As usual, Frisco is ahead of LA.
NPR, at:
http://www.npr.org/templates/story/story.php?storyId=113969321
October 21, 2009
Tossing food scraps in your garbage can is a crime — at least in San Francisco.
A brand-new city law requires residents to discard food waste in a separate bin.
It's the first program of its kind in the nation, and so far, it's a mandate San Franciscans seem to relish. In fact, many residents and landlords began implementing the law before it took effect, using their city-provided food recycling bins to separate waste.
Cutting Down On (Stinky) Refuse
After enforcing a food waste rule, the garbage room in the basement of the Cathedral Hill Plaza apartments in San Francisco is longer a malodorous sty.
"It doesn't smell so bad," says Linda Corso, the apartment manager. "Our trash room doesn't stink like it used to."
That's because none of the wet garbage, the food waste, goes down there anymore, Corso says. Instead, food scraps go into sealed compost bins that get picked up by the city. Corso says the program has significantly trimmed the building's garbage costs.
"We used to have two bins picked up every day," she says. "Now we're down to one bin every day. So we've cut that in half."
Garbage officials in the city have been stunned and heartened by the tons and tons of food waste that is already streaming in.
After picking up curbside food scraps, garbage trucks head to the south of the city to the Organics Annex, the heart of the citywide food waste operation.
Jared Blumenfeld, the city's environmental officer, says the Organic Annex is already processing about half of the city's food waste, which is more than 500 tons per day.
"You can see a lot of lettuce, tomatoes, old apples, rotten cabbages," Blumenfeld says. "You get a kind of vivid picture here of what's being thrown away."
San Francisco turns all of that food refuse into compost, which is then sold to Bay Area farms and vineyards. The program is the latest effort in one of the most aggressive recycling campaigns in the nation.

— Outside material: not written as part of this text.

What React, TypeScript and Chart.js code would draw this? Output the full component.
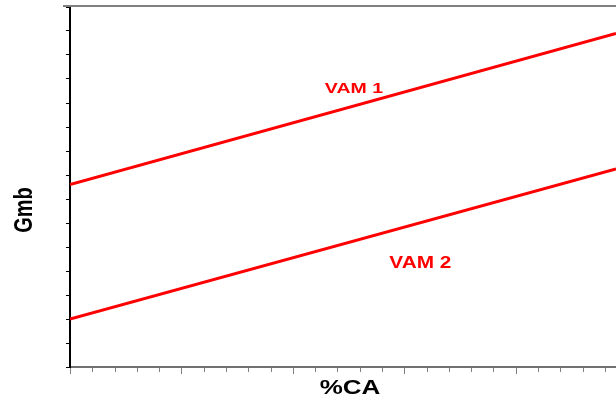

San Francisco currently keeps 72 percent of its garbage stream out of the landfill by recycling cans, bottles, construction material and cooking oil. Blumenfeld says that even though the program officially launches Wednesday, he's not surprised by how many people are already fully participating.
'Not Rocket Science'
"We hear a lot about climate change, and what we can do and should do, and what's happening in Congress," Blumenfeld says. "But people want to know what they can, practically, do every single day, and composting your food scraps is probably the single most effective thing you can do as a citizen in the United States today."
Blumenfeld says composting is simpler than it may seem.
"This is not rocket science," he says. "This is putting some food scraps into a different pile and then turning it into compost. If we can't do that, then I really worry about our ability to do some of those more complex things."
The city can fine people for noncompliance, but officials say they are unlikely to use that power except in extreme cases. San Francisco's ultimate and fairly lofty goal — according to Blumenfeld — is to get to zero waste, meaning no garbage at all going into landfills, by the year 2020.